Typical Cardinal logic, lol. Experience only counts if it's in the playoffs. Unbelievable.
Shhh... they is teachin us how to be the best fans ever...
I simply made a clear point that if you compared the two rosters -- the Cards and the Reds -- the Cardinals have played in far more playoff games. That's it.
If you don't think there's a difference between winning a game deep in October and winning a game in the middle of June... Well, you and I just will never agree.
Look, it took the Cardinals years of stubbing their toes in the playoffs before winning it all in 06 and later in 11. I'd argue that 06 team was one of the least talented to play for St. Louis in years. But when it came time to perform, they did. I absolutely believe it helped that many of the key contributors had played and won meaningful playoff games before.
[QUOTE=CardsFanBob;2882621I disagree wholeheartedly. There's a much bigger pressure in October baseball. I don't know how anyone can disagree with that.
Well, it does make a massive difference. That's not to say that the Reds couldn't win the division or wild card and then win the Series. They absolutely could. They have the talent. They have some postseason experience. But they haven't broken through that ceiling of winning a series.
Look, it took the Cardinals years of stubbing their toes in the playoffs before winning it all in 06 and later in 11. I'd argue that 06 team was one of the least talented to play for St. Louis in years. But when it came time to perform, they did. I absolutely believe it helped that many of the key contributors had played and won meaningful playoff games before.[/QUOTE]
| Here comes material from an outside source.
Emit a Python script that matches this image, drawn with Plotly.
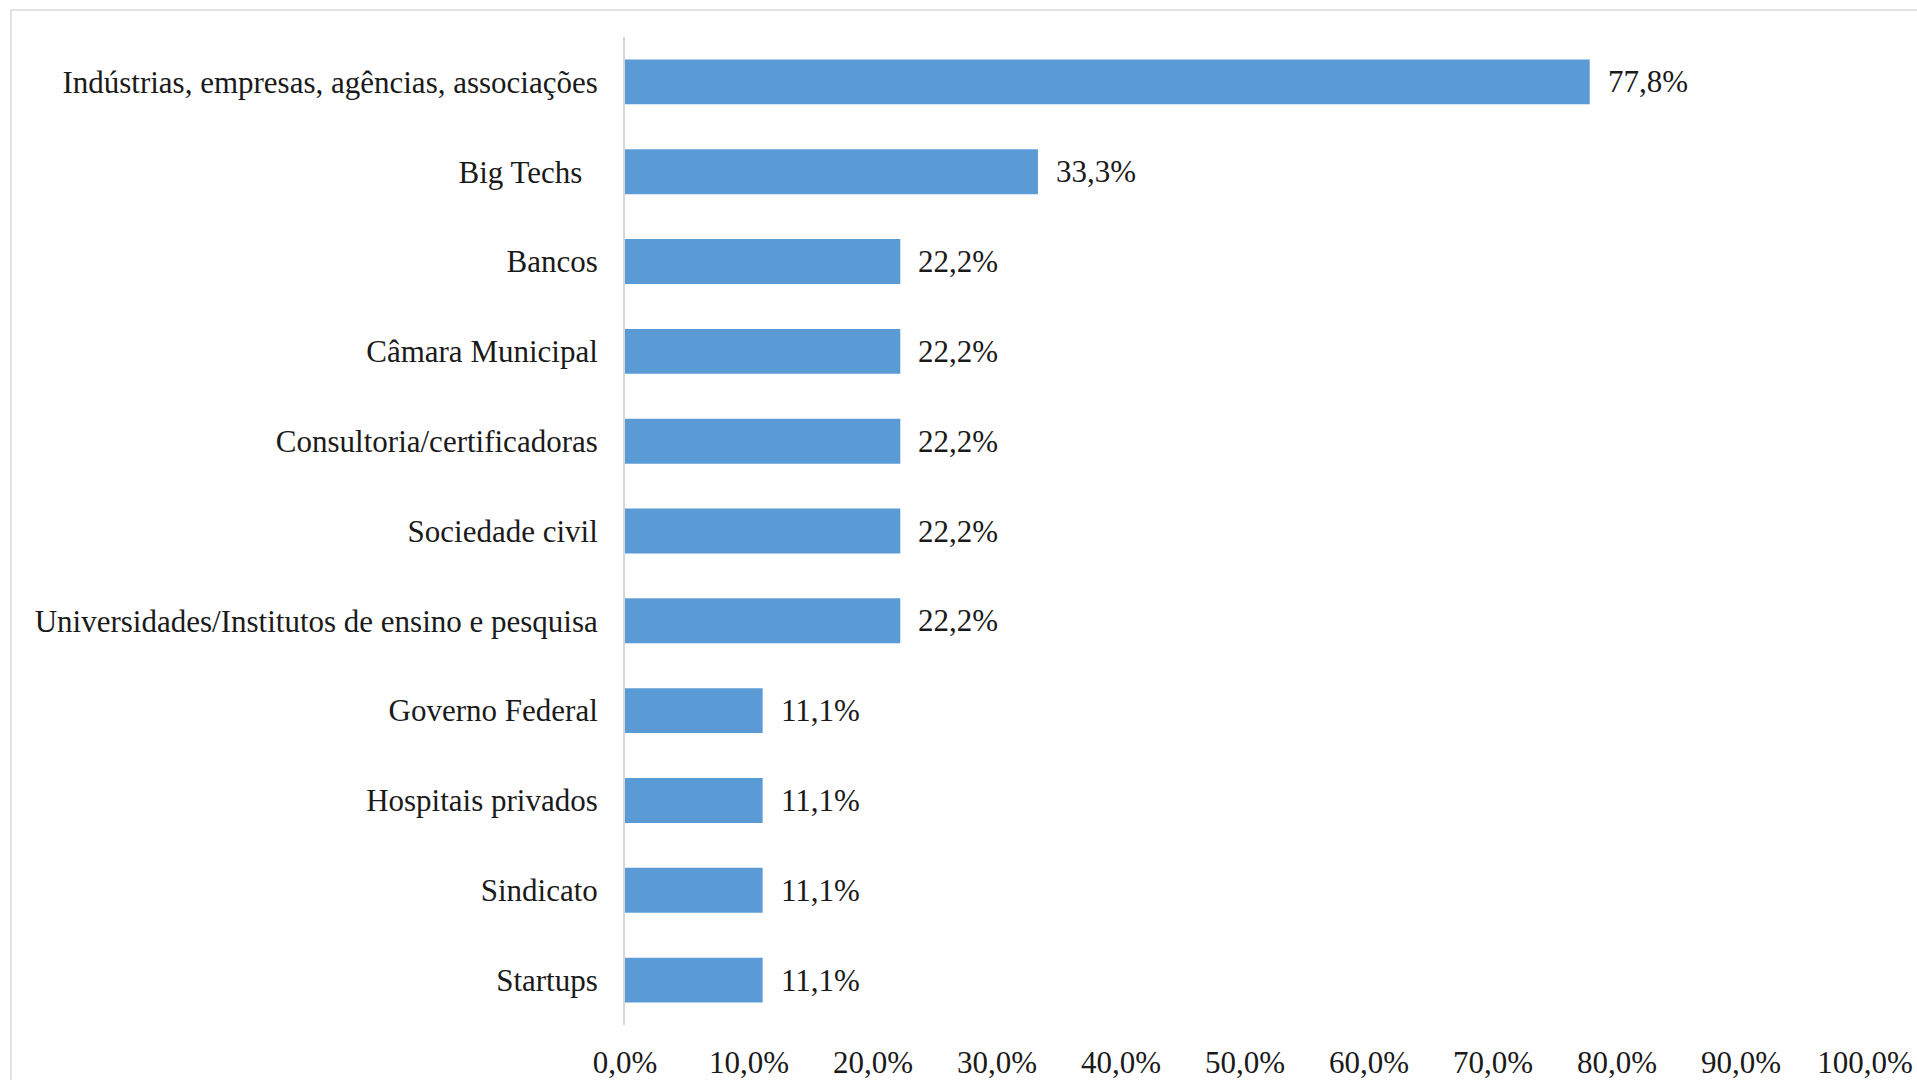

The Reds and Cardinals have each made the playoffs twice in the last three seasons. It really doesn't matter how many games in the playoffs they won or played. Playoff experience is playoff experience.
One thing most Cardinals have never done is win a division title. Something many Reds have done twice in the last three seasons. To be honest, it really doesn't matter all that much, what matters is that both teams have been in contention these past three seasons. Just like how many playoff games they won doesn't matter. All that matters is that they experienced the playoffs.
I was talking apples and you came out of nowhere trying to make a point about oranges.
Well, 90% of the topics on sports msg boards are silly points to argure if we're being technical.
The 06 Cardinals team proves the playoffs are a complete crap-shoot.
I understand it wasn't your original topic, but ajswartz brought up an interesting question, albeit a little early in the season to discuss, but: Who would you favor in a postseason series? The Reds or the Cardinals?
You say the Reds have more experience. If so, wouldn't that say be a determining factor in deciding who would be favored? It's a simple question, and an interesting one... at least to me.
And to answer your question: No, Trevor Rosenthal hasn't played in more playoff games than Brandon Phillips. Rosenthal has pitched in 7 playoff games. Phillips in 8. (Big difference, I know).
Rosie's stat line in those games: 8.2 IP, 2 hits, 2 walks, 15 Ks, 0.00 ERA, and a WHIP of 0.43.
Phillips stat line in the playoffs: 990 OPS, with 2 homers, and 8 RBIs.
Looks like both guys perform well under the bright lights.
Post season experience is overrated. The 1990's Atlanta Braves had a ton of playoff experience and they had one World Series win to show for it. NO ONE cares what a team did or did not do from year to year. Generally, the playoffs reward the team whose pitching staff can sustain dominance for a month' s time. Whether it is two or three starters and a core group of shut down relievers.... But to say experience makes a team better or worse in the post season because the franchise was there the year before is pretty ludicrous. Look at the 1990 World Series. If experience counted for anything, that Series should have been ALL Athletics. But, in then end, Rijo and the bullpen were lights out, and just being there the previous two years did nothing for Oakland.